Friday, January 14, 2011

People of the Book by Geraldine Brooks

This book is a fantastic tour through history, following the fate of one 500 year old Jewish prayer book, the Sarajevo Haggadah. While the stories are fictional, the actual book does exist, and it was saved by the muslim assistant curator when the museum was being bombed in the Bosnian war. It is also true that it was similarly saved by a muslim during WW2 when the Nazis took over Sarajevo. He managed to hide the book in a library in the country where it remained safely until the war's end. While these amazing true stories are included in the book, the author paints a portrait of other possible adventures the book had throughout history, including the expulsion of the Jews from Spain in 1492, and the harrowing Inquisition that continued long after. Each chapter uncovers a 'mystery' of a certain part of the manuscript, whether it be a wine stain in one corner, or the fate of the missing clasps, or the white hair found on one of the illuminations. These stories are interspersed with the story of Hannah Heath, the modern book preserver who was in charge of preserving the book after the Bosnian war ends. She seeks to learn as much as she can about this book, but in the meantime steps inside her own drama.

I found the historical chapters much more interesting than Hannah's, but thought they were a good way to tie-in all the adventures that this amazing book may have had, and all the history it has witnessed. A truly engaging book from start to finish, and I learned much of the fate of Jews in Europe in history earlier than WW2. I also learned a little about the process of book conversation and preservation, and how much the materials used to make books have changed in the last 500 years.

What is a Haggadah? s It is a Jewish religious text that sets out the order of the Passover Seder. Reading the Haggadah is a fulfillment of the scriptural commandment to each Jew to "tell your son" about the Jewish liberation from slavery in Egypt as described in the Book of Exodus in the Torah. ("And thou shalt tell thy son in that day, saying: It is because of that which the LORD did for me when I came forth out of Egypt. "

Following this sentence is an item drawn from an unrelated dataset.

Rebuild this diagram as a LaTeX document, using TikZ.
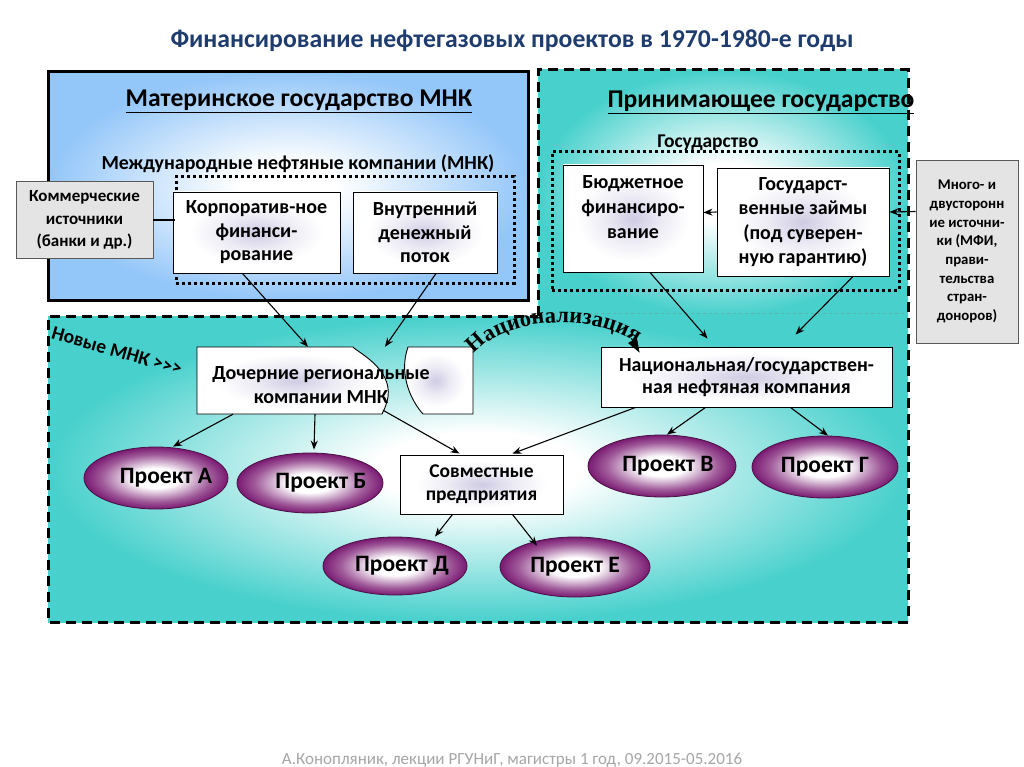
\documentclass[tikz,border=0pt]{standalone}
\usepackage{fontspec}
\setmainfont{Carlito}
\newfontfamily\natfont{Liberation Serif}
\usetikzlibrary{arrows.meta,decorations.text,shapes.geometric}
\definecolor{titleblue}{HTML}{1F3C6E}
\definecolor{bluefill}{HTML}{93C6F9}
\definecolor{tealfill}{HTML}{47D0CC}
\definecolor{purp}{HTML}{7A1A72}
\definecolor{lav}{HTML}{CFCBE3}
\definecolor{grayfill}{HTML}{E4E4E4}
\definecolor{footgray}{HTML}{A6A6A6}
\pgfdeclareradialshading{bluesh}{\pgfpoint{0bp}{0bp}}{color(0bp)=(white); color(5bp)=(white); color(25bp)=(bluefill); color(50bp)=(bluefill)}
\pgfdeclareradialshading{tealsh}{\pgfpoint{0bp}{0bp}}{color(0bp)=(white); color(6bp)=(white); color(25bp)=(tealfill); color(50bp)=(tealfill)}
\pgfdeclareradialshading{projsh}{\pgfpoint{0bp}{0bp}}{color(0bp)=(white); color(8bp)=(white); color(19bp)=(purp!72); color(25bp)=(purp); color(50bp)=(purp)}
\pgfdeclareradialshading{wboxsh}{\pgfpoint{0bp}{0bp}}{color(0bp)=(lav); color(10bp)=(lav!40); color(20bp)=(white); color(50bp)=(white)}
\newcommand{\projlabel}[2]{\makebox[60pt]{\hspace*{#1}#2}}
\begin{document}
\begin{tikzpicture}[x=1pt,y=-1pt,
  wbox/.style={draw=black, line width=0.9pt, shade, shading=wboxsh, align=center, inner sep=0pt, font=\bfseries\fontsize{20}{23.5}\selectfont},
  wtxt/.style={align=center, inner sep=0pt, font=\bfseries\fontsize{20}{25}\selectfont},
  gbox/.style={draw=gray!70!black, line width=0.9pt, fill=grayfill, align=center, inner sep=0pt},
  proj/.style={ellipse, draw=purp!60!black, line width=0.8pt, shade, shading=projsh, inner sep=0pt, font=\bfseries\fontsize{23.5}{26}\selectfont},
  arr/.style={-{Stealth[length=9pt,width=7pt]}, line width=1.1pt},
  dashedbox/.style={line width=3pt, dash pattern=on 10pt off 6pt},
  dottedbox/.style={line width=3pt, dash pattern=on 3pt off 3pt},
  hd/.style={anchor=base, inner sep=0pt, font=\bfseries\fontsize{25.6}{25.6}\selectfont}]
\useasboundingbox (0,0) rectangle (1024,767);
\fill[white] (0,0) rectangle (1024,767);
% title
\node[anchor=base, inner sep=0pt, text=titleblue, font=\bfseries\fontsize{25.7}{25.7}\selectfont] (title) at (512,48) {Финансирование нефтегазовых проектов в 1970-1980-е годы};
% teal regions
\shade[shading=tealsh] (48,316) rectangle (908,622);
\shade[shading=tealsh] (538,70) rectangle (908,316);
\draw[dashedbox] (538,316) -- (538,70) -- (908,70) -- (908,622) -- (48,622) -- (48,316) -- cycle;
\draw[tealfill!60!gray, dashed, line width=0.8pt] (541,313) -- (905,313);
% home country
\node[draw, line width=3pt, shade, shading=bluesh, minimum width=480pt, minimum height=228pt, inner sep=0pt] (homebox) at (288,186) {};
\node[hd] (homehd) at (299,107) {\underline{Материнское государство МНК}};
\node[hd, font=\bfseries\fontsize{19.9}{19.9}\selectfont] (mnkhd) at (298,170) {Международные нефтяные компании (МНК)};
\node[draw, dottedbox, minimum width=338pt, minimum height=106pt, inner sep=0pt] (mnkgrp) at (345,230) {};
\node[wbox, minimum width=167pt, minimum height=81pt] (korp) at (256.5,232.5) {Корпоратив-ное\\финанси-\\рование};
\node[wbox, minimum width=144pt, minimum height=81pt] (vnutr) at (425,232.5) {Внутренний\\денежный\\поток};
\node[gbox, minimum width=137pt, minimum height=77pt, font=\bfseries\fontsize{17}{22.5}\selectfont] (komm) at (84.5,220) {Коммерческие\\источники\\(банки и др.)};
% host country
\node[hd] (hosthd) at (761,108) {\underline{Принимающее государство}};
\node[draw, dottedbox, minimum width=347pt, minimum height=138pt, inner sep=0pt] (stategrp) at (725.5,221) {};
\node[hd, font=\bfseries\fontsize{19.5}{19.5}\selectfont] (statehd) at (708,148) {Государство};
\node[wbox, minimum width=140pt, minimum height=107pt] (budget) at (633,218.5) {};
\node[wtxt] (budgettxt) at ([yshift=11pt]budget.center) {Бюджетное\\финансиро-\\вание};
\node[wbox, minimum width=172pt, minimum height=108pt, font=\bfseries\fontsize{20}{24.5}\selectfont] (zaim) at (803,222) {Государст-\\венные займы\\(под суверен-\\ную гарантию)};
\node[gbox, minimum width=102pt, minimum height=183pt, font=\bfseries\fontsize{14.8}{18.7}\selectfont] (mnogo) at (967,251.5) {Много- и\\двусторонн\\ие источни-\\ки (МФИ,\\прави-\\тельства\\стран-\\доноров)};
% lower part
\node[rotate=-16, inner sep=0pt, font=\bfseries\fontsize{19.5}{19.5}\selectfont] (novye) at (117,351) {Новые МНК >{}>{}>};
\node[inner sep=0pt, minimum width=276pt, minimum height=67pt] (doch) at (335,380.5) {};
\draw[line width=0.9pt, shade, shading=wboxsh] (197,347) -- (353,347) .. controls (357,352) and (392,368) .. (388,397) .. controls (387,404) and (384,410) .. (382,414) -- (197,414) -- cycle;
\draw[line width=0.9pt, shade, shading=wboxsh] (408,347) -- (473,347) -- (473,414) -- (423,414) .. controls (412,402) and (398,375) .. (408,347) -- cycle;
\node[wtxt, font=\bfseries\fontsize{20}{24}\selectfont] (dochtxt) at (321,385) {Дочерние региональные\\компании МНК};
\node[wbox, minimum width=291pt, minimum height=60pt, font=\bfseries\fontsize{19.9}{22}\selectfont] (nat) at (746.5,377) {Национальная/государствен-\\ная нефтяная компания};
\node[wbox, minimum width=163pt, minimum height=59pt, font=\bfseries\fontsize{19.5}{23}\selectfont] (sovm) at (481.5,484.5) {Совместные\\предприятия};
\node[proj, minimum width=144pt, minimum height=62pt] (pA) at (156,478) {\projlabel{20pt}{Проект А}};
\node[proj, minimum width=146pt, minimum height=60pt] (pB) at (310,483) {\projlabel{22pt}{Проект Б}};
\node[proj, minimum width=148pt, minimum height=62pt] (pV) at (662,466) {\projlabel{12pt}{Проект В}};
\node[proj, minimum width=146pt, minimum height=62pt] (pG) at (825,467) {\projlabel{0pt}{Проект Г}};
\node[proj, minimum width=144pt, minimum height=58pt] (pD) at (395,566) {\projlabel{14pt}{Проект Д}};
\node[proj, minimum width=150pt, minimum height=60pt] (pE) at (575,567) {\projlabel{0pt}{Проект Е}};
% nationalisation
\path[decorate, decoration={text along path, text align=center, text={|\natfont\bfseries\fontsize{22.5}{22.5}\selectfont|Национализация}}] (477,351) .. controls (512,315) and (593,315) .. (633,341);
\coordinate (nzend) at (631,338);
\draw[-{Triangle[length=14pt,width=10pt]}, line width=0.6pt] (nzend) -- ([xshift=39pt,yshift=-6pt]nat.north west);
% connectors
\draw[line width=1.1pt] (komm.east) -- (komm.east -| mnkgrp.west);
\draw[arr] ([xshift=-14pt]korp.south) -- ([xshift=-27pt]doch.north);
\draw[arr] ([xshift=11pt]vnutr.south) -- ([xshift=50pt]doch.north);
\draw[arr] ([xshift=17pt]budget.south) -- ([xshift=-39pt,yshift=8pt]nat.north);
\draw[arr] ([xshift=50pt]zaim.south) -- ([xshift=49pt,yshift=12pt]nat.north);
\draw[arr] ([yshift=10pt]zaim.west) -- ([yshift=6pt]budget.east);
\draw[arr] ([yshift=40pt]mnogo.west) -- ([yshift=10pt]zaim.east);
\draw[arr] ([xshift=-102pt]doch.south) -- ([xshift=17pt]pA.north);
\draw[arr] ([xshift=-20pt]doch.south) -- ([xshift=4pt,yshift=3pt]pB.north);
\draw[arr] ([xshift=48pt,yshift=4pt]doch.south) -- ([xshift=-22pt,yshift=1pt]sovm.north);
\draw[arr] ([xshift=-111pt]nat.south) -- ([xshift=31pt,yshift=1pt]sovm.north);
\draw[arr] ([xshift=-41pt]nat.south) -- ([xshift=5pt]pV.north);
\draw[arr] ([xshift=44pt]nat.south) -- ([xshift=3pt]pG.north);
\draw[arr] ([xshift=-29pt]sovm.south) -- ([xshift=40pt]pD.north);
\draw[arr] ([xshift=31pt]sovm.south) -- ([xshift=-38pt,yshift=-9pt]pE.north);
% footer
\node[anchor=base, inner sep=0pt, text=footgray, font=\fontsize{17}{17}\selectfont] (foot) at (512,764) {А.Конопляник, лекции РГУНиГ, магистры 1 год, 09.2015-05.2016};
\end{tikzpicture}
\end{document}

As of 2006, the oldest complete readable manuscript of the Haggadah is found in a prayer book compiled by Saadia Gaon in the tenth century. The earliest known Haggadot (the plural of Hagaddah) produced as works in their own right are manuscripts from the thirteenth and fourteenth centuries such as "The Golden Haggadah" (probably Barcelona c. 1320) and the "Sarajevo Haggadah" (late fourteenth century). It is believed that the first printed Haggadot were produced in 1482, in Guadalajara, Spain; however this is mostly conjecture, as there is no printer's colophon. The oldest confirmed printed Haggadah was printed in Soncino, Italy in 1486 by the Soncino family.

The Sarajevo Haggadah (the book in which People of the Book is based) is one of the oldest Sephardic Haggadahs in the world, originating in Barcelona around 1350. The Haggadah is presently owned by the National Museum of Bosnia and Herzegovina in Sarajevo, where it is on permanent display.



The Sarajevo Haggadah is handwritten on bleached calfskin and illuminated in copper and gold. It opens with 34 pages of illustrations of key scenes in the Bible from creation through the death of Moses. Its pages are stained with wine, evidence that it was used at many Passover Seders. In 1991 it was appraised at US$7 million

Other Books to Consider: The Virgin Blue by Tracy Chevalier, Girl in Hyacinth Blue by Susan Vreeland, and The Book of Air and Shadows by Michael Gruber.

1 comment:

Booksnob said...

Loved this book!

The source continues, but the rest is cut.